## DATA TO PROCESS
-.-.-

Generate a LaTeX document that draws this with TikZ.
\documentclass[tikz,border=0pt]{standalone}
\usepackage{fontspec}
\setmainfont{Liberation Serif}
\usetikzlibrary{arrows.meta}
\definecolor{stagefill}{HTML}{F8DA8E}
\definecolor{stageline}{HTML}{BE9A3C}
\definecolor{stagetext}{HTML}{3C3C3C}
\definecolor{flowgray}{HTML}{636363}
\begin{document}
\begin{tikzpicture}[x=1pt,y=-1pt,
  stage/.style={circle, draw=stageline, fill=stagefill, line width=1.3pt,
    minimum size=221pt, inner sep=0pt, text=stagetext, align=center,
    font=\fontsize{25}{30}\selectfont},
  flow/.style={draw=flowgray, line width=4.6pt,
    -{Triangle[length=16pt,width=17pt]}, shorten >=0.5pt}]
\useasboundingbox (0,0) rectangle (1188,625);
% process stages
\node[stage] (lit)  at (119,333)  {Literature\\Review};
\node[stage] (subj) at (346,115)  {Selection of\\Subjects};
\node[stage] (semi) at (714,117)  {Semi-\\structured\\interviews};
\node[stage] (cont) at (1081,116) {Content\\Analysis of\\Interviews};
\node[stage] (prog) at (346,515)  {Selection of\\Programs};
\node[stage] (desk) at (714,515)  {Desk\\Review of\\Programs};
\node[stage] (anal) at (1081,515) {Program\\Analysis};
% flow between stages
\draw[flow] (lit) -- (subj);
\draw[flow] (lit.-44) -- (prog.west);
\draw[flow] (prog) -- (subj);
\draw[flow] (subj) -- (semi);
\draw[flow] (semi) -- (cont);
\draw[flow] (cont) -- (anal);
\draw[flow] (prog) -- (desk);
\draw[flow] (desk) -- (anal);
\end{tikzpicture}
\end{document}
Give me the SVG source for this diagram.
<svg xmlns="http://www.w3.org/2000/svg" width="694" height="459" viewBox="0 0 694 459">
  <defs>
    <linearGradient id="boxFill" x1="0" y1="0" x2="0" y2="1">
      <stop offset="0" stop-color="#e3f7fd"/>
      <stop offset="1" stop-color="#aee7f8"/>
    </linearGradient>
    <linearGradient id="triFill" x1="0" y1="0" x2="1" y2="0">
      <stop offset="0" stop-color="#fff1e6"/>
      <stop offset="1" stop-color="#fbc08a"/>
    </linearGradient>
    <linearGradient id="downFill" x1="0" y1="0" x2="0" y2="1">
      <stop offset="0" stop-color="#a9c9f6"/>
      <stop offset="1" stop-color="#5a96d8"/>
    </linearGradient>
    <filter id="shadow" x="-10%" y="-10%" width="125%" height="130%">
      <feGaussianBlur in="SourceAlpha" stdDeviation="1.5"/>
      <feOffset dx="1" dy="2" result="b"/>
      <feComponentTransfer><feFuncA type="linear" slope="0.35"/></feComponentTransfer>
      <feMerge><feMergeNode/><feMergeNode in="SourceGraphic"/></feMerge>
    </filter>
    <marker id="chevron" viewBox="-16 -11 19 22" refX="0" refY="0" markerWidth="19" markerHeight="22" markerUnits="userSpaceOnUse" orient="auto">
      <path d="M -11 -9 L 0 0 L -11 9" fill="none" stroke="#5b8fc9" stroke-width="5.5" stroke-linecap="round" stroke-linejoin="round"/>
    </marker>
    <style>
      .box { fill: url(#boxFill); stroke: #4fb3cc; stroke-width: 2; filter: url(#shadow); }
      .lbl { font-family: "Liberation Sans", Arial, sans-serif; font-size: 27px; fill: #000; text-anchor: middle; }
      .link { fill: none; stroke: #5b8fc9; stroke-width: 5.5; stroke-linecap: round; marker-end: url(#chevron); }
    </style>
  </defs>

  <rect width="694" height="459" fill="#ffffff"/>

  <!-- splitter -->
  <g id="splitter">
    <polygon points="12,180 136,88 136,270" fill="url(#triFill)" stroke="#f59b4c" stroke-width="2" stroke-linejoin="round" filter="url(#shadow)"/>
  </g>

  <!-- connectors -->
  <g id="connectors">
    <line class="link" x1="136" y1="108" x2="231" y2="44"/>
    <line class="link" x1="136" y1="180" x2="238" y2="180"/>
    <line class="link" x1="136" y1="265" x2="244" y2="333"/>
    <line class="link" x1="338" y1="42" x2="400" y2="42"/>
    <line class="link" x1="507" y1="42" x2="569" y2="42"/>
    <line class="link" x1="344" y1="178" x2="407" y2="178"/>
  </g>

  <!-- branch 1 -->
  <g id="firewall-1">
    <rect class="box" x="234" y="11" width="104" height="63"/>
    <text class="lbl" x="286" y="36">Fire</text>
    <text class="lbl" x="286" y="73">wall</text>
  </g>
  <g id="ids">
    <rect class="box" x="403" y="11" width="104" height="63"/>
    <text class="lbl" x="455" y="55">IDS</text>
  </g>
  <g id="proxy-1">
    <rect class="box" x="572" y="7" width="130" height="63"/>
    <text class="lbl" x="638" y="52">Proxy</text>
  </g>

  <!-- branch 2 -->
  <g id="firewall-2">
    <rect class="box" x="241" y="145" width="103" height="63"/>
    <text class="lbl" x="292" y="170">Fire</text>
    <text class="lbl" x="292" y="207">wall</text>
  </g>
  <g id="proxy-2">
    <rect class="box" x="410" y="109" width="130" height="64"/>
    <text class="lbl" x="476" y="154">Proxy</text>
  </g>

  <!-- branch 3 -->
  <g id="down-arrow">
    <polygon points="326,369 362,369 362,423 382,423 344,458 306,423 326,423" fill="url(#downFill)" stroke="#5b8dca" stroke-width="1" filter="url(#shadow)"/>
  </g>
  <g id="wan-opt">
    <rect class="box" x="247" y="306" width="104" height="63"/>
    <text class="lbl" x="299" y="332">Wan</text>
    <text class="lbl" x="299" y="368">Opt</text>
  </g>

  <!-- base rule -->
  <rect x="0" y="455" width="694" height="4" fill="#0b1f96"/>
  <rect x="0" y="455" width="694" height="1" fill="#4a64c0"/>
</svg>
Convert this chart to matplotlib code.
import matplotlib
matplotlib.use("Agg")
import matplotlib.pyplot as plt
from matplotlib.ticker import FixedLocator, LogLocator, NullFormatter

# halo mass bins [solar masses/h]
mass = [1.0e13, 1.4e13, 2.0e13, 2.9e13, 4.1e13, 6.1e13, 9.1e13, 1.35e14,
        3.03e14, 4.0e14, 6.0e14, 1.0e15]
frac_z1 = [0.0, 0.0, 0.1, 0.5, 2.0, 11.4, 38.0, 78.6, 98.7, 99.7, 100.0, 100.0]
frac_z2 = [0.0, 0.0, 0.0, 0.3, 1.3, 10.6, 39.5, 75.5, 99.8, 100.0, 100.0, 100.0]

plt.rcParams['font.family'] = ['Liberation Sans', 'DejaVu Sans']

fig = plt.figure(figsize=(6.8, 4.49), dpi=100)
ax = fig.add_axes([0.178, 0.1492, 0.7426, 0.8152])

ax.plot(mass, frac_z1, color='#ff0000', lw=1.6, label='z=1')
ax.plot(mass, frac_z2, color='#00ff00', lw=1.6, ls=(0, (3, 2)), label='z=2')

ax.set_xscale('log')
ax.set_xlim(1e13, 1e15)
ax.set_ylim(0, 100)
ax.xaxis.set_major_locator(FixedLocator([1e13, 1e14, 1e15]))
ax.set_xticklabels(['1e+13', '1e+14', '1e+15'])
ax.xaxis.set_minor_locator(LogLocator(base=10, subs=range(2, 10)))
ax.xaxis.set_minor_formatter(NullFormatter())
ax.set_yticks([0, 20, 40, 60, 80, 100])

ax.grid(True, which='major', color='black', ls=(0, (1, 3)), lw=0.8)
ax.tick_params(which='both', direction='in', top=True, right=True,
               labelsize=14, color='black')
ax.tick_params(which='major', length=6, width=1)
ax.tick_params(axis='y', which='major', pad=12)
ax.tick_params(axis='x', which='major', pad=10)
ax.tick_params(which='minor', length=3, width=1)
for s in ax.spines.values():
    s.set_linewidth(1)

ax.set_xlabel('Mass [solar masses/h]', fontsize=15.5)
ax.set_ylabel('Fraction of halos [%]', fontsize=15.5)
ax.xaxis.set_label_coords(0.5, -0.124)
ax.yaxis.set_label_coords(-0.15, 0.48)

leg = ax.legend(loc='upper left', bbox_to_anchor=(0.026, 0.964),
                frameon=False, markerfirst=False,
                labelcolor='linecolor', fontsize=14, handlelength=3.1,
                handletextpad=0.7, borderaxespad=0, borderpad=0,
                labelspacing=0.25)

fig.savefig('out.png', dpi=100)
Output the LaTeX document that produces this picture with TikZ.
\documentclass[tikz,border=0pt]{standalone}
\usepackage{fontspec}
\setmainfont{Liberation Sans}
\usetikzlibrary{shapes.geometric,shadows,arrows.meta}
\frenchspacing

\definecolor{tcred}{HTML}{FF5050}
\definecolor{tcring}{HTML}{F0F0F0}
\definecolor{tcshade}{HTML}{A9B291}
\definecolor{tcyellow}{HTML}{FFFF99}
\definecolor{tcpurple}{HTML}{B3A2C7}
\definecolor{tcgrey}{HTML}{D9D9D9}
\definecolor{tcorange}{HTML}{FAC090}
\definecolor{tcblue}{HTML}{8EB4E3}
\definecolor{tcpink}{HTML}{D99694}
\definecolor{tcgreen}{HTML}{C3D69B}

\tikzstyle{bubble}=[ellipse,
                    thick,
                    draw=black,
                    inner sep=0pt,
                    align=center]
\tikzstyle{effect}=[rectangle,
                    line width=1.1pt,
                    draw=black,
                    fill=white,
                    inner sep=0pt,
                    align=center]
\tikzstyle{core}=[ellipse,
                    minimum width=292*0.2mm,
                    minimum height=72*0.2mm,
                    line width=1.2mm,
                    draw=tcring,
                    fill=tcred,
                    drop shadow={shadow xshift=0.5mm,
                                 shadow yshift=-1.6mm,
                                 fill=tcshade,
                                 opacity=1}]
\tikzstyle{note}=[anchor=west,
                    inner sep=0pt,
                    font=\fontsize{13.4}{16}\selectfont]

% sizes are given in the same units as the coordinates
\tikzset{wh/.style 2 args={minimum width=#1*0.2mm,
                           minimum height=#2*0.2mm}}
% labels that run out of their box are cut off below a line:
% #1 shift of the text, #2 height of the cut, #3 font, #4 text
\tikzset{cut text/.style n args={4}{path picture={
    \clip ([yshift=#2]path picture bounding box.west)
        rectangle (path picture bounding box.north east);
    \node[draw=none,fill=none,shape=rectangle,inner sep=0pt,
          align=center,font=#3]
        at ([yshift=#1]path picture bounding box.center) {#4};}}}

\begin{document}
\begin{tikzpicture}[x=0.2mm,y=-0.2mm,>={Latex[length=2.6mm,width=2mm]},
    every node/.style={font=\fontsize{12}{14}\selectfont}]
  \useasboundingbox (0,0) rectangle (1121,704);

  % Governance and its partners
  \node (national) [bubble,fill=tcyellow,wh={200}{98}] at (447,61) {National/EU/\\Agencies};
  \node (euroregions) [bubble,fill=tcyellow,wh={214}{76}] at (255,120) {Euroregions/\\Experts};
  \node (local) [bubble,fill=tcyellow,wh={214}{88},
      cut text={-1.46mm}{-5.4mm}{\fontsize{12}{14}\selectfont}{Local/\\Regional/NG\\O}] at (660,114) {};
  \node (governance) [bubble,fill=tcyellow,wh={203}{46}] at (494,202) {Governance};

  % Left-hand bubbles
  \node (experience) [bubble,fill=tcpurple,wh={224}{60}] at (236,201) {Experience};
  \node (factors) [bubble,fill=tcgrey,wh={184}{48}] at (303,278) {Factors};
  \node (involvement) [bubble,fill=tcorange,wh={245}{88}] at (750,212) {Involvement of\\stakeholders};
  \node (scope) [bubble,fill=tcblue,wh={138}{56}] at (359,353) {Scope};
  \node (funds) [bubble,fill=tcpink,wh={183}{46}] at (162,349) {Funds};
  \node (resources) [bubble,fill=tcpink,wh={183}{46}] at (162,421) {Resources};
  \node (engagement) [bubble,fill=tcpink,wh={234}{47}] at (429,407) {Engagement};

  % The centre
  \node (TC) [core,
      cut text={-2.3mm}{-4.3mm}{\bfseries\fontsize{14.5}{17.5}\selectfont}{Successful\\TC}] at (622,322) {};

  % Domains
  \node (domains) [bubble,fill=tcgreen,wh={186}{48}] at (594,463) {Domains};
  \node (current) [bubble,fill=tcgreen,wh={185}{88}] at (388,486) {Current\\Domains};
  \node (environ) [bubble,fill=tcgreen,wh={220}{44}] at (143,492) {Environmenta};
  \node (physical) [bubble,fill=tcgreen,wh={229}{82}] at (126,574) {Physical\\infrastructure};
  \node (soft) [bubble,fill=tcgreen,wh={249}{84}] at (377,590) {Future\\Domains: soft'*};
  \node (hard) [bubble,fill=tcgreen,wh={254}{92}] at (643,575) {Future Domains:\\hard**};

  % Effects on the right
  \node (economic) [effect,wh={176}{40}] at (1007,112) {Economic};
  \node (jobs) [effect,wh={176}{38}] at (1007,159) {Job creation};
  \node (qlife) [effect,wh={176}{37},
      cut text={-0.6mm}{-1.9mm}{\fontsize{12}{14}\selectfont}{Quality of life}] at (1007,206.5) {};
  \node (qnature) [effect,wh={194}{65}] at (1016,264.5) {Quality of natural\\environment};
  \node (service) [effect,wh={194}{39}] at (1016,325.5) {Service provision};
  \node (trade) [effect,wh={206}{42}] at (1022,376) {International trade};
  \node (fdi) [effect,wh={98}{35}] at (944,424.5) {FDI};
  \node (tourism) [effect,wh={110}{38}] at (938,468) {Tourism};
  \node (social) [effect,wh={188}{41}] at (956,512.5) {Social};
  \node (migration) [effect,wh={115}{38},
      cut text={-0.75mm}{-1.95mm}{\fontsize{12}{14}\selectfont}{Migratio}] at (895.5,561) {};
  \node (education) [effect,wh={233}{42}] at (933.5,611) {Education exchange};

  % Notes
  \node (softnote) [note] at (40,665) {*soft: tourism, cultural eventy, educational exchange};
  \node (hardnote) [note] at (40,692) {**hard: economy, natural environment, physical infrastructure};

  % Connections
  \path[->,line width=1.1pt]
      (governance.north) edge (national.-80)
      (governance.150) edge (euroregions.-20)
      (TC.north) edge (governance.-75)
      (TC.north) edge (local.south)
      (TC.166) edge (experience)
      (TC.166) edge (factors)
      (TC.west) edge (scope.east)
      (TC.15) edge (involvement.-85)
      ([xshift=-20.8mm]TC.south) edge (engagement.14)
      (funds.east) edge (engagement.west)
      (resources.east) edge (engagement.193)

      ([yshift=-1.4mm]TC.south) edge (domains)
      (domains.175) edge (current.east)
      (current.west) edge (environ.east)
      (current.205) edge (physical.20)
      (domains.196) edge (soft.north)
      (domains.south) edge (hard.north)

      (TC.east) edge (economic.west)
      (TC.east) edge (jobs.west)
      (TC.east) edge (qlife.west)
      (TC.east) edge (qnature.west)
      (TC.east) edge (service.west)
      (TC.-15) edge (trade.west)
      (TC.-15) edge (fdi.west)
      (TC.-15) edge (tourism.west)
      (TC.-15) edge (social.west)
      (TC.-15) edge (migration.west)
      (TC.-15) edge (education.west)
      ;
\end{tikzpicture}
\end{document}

-.-.-

## PROBLEM REQUIREMENTS
Begin at the line that has "Convert this chart to matplotlib code." in the entries above; stop after the line that has "from matplotlib.ticker import". Transcribe exactly those lines and no others.

## THE REPLY
Convert this chart to matplotlib code.
import matplotlib
matplotlib.use("Agg")
import matplotlib.pyplot as plt
from matplotlib.ticker import FixedLocator, LogLocator, NullFormatter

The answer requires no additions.